┌──

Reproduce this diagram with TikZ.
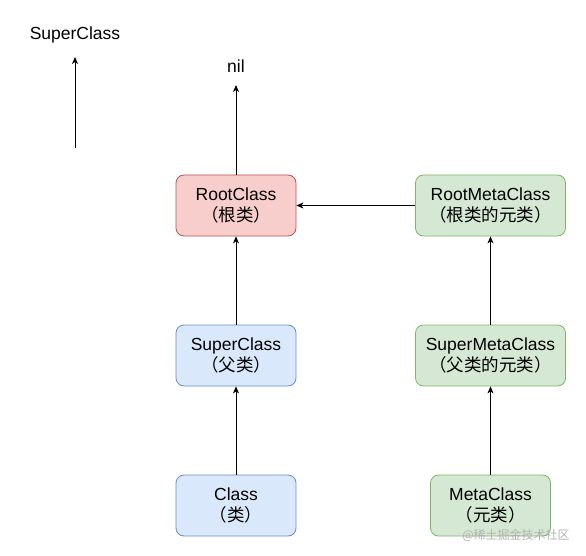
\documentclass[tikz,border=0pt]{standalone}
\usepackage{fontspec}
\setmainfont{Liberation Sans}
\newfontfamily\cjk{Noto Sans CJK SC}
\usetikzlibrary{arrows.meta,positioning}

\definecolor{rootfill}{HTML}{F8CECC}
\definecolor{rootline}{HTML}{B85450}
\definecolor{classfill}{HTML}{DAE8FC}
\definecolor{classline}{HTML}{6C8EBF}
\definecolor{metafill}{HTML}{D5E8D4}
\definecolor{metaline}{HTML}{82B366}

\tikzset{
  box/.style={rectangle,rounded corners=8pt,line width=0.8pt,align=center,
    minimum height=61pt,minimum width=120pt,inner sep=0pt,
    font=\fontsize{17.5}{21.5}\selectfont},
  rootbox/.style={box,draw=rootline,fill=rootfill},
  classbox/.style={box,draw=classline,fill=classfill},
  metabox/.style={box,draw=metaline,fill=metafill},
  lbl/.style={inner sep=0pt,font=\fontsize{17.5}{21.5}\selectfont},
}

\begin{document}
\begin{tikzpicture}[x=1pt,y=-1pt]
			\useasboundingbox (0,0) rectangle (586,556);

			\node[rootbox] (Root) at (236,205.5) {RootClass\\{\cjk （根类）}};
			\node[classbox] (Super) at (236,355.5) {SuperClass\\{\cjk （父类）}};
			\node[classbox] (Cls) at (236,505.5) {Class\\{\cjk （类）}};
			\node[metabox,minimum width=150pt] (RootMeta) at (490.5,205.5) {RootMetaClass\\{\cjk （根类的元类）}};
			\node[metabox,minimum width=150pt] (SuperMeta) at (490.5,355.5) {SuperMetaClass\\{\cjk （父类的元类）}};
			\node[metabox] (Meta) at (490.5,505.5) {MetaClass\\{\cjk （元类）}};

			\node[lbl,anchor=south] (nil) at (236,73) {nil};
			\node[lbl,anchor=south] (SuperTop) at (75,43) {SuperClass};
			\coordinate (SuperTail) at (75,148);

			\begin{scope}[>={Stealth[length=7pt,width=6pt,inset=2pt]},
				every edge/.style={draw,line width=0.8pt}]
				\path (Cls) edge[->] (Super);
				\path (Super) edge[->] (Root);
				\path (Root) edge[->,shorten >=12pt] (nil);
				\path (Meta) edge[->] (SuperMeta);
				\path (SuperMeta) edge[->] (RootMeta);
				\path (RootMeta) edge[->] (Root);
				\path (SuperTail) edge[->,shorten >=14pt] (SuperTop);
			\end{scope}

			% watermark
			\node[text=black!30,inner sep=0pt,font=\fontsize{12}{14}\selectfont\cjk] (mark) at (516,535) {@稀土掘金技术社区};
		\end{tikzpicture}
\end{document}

└──
┌──

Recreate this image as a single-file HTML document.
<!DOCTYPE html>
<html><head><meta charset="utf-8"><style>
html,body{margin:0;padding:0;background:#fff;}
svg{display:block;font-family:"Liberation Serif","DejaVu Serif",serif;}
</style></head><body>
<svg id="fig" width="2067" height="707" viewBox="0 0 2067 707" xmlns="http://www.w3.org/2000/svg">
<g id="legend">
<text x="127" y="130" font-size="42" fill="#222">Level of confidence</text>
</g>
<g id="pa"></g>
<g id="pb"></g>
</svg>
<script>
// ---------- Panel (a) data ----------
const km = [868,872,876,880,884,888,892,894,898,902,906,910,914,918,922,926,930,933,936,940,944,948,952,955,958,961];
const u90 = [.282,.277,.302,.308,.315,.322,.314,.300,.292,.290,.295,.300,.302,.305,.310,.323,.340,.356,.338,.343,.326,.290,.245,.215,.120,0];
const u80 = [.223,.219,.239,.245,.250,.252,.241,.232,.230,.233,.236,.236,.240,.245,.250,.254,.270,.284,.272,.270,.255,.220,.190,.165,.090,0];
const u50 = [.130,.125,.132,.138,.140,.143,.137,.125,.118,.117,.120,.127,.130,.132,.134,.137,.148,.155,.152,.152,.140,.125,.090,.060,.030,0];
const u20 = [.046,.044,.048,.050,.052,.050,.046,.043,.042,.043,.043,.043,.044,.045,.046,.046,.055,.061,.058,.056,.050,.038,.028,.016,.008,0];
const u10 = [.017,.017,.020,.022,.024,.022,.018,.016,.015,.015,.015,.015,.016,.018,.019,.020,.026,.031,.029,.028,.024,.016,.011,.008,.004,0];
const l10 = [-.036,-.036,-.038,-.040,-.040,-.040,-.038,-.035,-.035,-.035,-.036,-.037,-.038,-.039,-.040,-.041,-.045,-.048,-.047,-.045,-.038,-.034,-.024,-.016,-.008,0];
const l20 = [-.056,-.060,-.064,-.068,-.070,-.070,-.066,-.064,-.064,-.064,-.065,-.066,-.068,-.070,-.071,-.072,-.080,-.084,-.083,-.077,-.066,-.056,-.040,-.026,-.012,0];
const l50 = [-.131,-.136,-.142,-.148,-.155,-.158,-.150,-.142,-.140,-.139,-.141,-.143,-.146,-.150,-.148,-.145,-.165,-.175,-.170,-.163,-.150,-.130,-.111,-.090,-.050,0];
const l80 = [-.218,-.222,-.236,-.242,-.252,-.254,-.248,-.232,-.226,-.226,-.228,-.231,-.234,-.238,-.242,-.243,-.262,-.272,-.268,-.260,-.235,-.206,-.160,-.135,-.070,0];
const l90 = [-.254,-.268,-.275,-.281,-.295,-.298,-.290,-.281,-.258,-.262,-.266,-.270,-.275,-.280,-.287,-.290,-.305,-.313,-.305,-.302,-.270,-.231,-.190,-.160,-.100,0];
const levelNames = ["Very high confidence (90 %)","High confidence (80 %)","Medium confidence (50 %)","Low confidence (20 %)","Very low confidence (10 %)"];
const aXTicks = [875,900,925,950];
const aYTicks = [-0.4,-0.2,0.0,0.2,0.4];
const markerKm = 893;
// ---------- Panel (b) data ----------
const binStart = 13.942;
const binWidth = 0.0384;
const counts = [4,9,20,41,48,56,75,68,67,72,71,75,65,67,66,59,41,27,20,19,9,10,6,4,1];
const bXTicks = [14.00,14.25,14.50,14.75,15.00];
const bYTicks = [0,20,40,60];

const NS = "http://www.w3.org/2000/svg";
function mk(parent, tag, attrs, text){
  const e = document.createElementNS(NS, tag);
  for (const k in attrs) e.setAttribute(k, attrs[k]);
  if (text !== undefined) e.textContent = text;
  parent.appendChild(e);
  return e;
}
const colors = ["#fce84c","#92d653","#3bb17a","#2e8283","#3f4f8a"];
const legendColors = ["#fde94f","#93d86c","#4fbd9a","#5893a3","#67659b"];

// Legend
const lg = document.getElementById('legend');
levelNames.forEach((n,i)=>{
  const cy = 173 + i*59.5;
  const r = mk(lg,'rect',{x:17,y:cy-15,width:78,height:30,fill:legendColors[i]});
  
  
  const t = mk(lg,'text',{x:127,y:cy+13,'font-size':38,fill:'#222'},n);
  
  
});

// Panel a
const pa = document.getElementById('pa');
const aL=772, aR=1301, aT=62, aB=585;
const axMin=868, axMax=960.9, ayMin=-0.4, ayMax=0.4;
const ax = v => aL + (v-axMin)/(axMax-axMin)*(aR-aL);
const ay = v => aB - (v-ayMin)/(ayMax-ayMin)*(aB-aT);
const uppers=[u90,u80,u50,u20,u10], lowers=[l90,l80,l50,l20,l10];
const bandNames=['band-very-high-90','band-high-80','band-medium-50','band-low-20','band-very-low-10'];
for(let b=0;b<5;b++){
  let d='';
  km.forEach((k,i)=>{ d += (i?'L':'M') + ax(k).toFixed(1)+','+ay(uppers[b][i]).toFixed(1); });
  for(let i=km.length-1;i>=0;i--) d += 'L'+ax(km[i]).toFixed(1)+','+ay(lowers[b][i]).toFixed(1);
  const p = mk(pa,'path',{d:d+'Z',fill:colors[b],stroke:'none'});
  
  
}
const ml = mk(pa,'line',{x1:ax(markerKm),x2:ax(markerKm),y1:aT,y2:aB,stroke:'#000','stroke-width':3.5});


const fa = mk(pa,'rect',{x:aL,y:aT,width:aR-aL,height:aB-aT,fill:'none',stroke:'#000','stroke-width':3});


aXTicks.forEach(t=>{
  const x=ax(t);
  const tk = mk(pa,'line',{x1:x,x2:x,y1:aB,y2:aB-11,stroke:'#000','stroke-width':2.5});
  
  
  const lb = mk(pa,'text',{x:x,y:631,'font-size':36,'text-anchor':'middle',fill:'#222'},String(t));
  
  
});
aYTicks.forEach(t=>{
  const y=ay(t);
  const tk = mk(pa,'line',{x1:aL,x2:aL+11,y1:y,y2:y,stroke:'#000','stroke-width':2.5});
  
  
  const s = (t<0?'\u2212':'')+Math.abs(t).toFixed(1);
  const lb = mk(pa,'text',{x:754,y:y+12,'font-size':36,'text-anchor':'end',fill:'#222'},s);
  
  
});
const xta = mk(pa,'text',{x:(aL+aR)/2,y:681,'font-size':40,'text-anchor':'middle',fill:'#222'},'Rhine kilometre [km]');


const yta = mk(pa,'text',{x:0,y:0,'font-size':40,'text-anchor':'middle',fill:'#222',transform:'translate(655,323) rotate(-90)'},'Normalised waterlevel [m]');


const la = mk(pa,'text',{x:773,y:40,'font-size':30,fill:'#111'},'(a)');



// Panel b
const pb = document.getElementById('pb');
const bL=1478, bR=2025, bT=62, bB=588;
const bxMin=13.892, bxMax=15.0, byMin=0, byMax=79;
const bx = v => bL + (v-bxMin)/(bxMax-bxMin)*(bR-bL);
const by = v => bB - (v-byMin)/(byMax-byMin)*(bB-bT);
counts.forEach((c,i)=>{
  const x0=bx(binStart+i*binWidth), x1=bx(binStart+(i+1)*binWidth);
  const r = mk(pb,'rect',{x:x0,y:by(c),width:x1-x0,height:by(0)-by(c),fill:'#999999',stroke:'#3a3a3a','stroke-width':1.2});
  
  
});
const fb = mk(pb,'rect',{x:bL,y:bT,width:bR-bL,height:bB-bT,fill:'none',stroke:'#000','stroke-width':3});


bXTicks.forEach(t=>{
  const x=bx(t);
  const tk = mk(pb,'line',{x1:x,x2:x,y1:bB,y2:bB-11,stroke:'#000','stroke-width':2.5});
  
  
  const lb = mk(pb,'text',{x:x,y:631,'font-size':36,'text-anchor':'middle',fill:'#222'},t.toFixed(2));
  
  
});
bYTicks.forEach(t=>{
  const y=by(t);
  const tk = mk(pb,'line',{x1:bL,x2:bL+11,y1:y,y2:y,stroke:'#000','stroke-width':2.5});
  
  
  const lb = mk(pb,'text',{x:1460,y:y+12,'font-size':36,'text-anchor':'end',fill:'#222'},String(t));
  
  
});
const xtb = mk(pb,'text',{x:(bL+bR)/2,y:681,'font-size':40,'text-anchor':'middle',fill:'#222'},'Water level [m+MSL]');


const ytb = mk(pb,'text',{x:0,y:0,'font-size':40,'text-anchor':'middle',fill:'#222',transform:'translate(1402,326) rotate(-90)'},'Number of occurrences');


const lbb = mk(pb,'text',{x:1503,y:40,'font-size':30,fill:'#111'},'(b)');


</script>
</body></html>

└──

-- WORK TO COMPLETE --
Keep to the lines between the line with "Reproduce this diagram with TikZ." and the line with "(Meta) at (490.5,505.5)", inclusive, and transcribe them without pictures.

-- EXERCISE ANSWER --
Reproduce this diagram with TikZ.
\documentclass[tikz,border=0pt]{standalone}
\usepackage{fontspec}
\setmainfont{Liberation Sans}
\newfontfamily\cjk{Noto Sans CJK SC}
\usetikzlibrary{arrows.meta,positioning}

\definecolor{rootfill}{HTML}{F8CECC}
\definecolor{rootline}{HTML}{B85450}
\definecolor{classfill}{HTML}{DAE8FC}
\definecolor{classline}{HTML}{6C8EBF}
\definecolor{metafill}{HTML}{D5E8D4}
\definecolor{metaline}{HTML}{82B366}

\tikzset{
  box/.style={rectangle,rounded corners=8pt,line width=0.8pt,align=center,
    minimum height=61pt,minimum width=120pt,inner sep=0pt,
    font=\fontsize{17.5}{21.5}\selectfont},
  rootbox/.style={box,draw=rootline,fill=rootfill},
  classbox/.style={box,draw=classline,fill=classfill},
  metabox/.style={box,draw=metaline,fill=metafill},
  lbl/.style={inner sep=0pt,font=\fontsize{17.5}{21.5}\selectfont},
}

\begin{document}
\begin{tikzpicture}[x=1pt,y=-1pt]
			\useasboundingbox (0,0) rectangle (586,556);

			\node[rootbox] (Root) at (236,205.5) {RootClass\\{\cjk （根类）}};
			\node[classbox] (Super) at (236,355.5) {SuperClass\\{\cjk （父类）}};
			\node[classbox] (Cls) at (236,505.5) {Class\\{\cjk （类）}};
			\node[metabox,minimum width=150pt] (RootMeta) at (490.5,205.5) {RootMetaClass\\{\cjk （根类的元类）}};
			\node[metabox,minimum width=150pt] (SuperMeta) at (490.5,355.5) {SuperMetaClass\\{\cjk （父类的元类）}};
			\node[metabox] (Meta) at (490.5,505.5) {MetaClass\\{\cjk （元类）}};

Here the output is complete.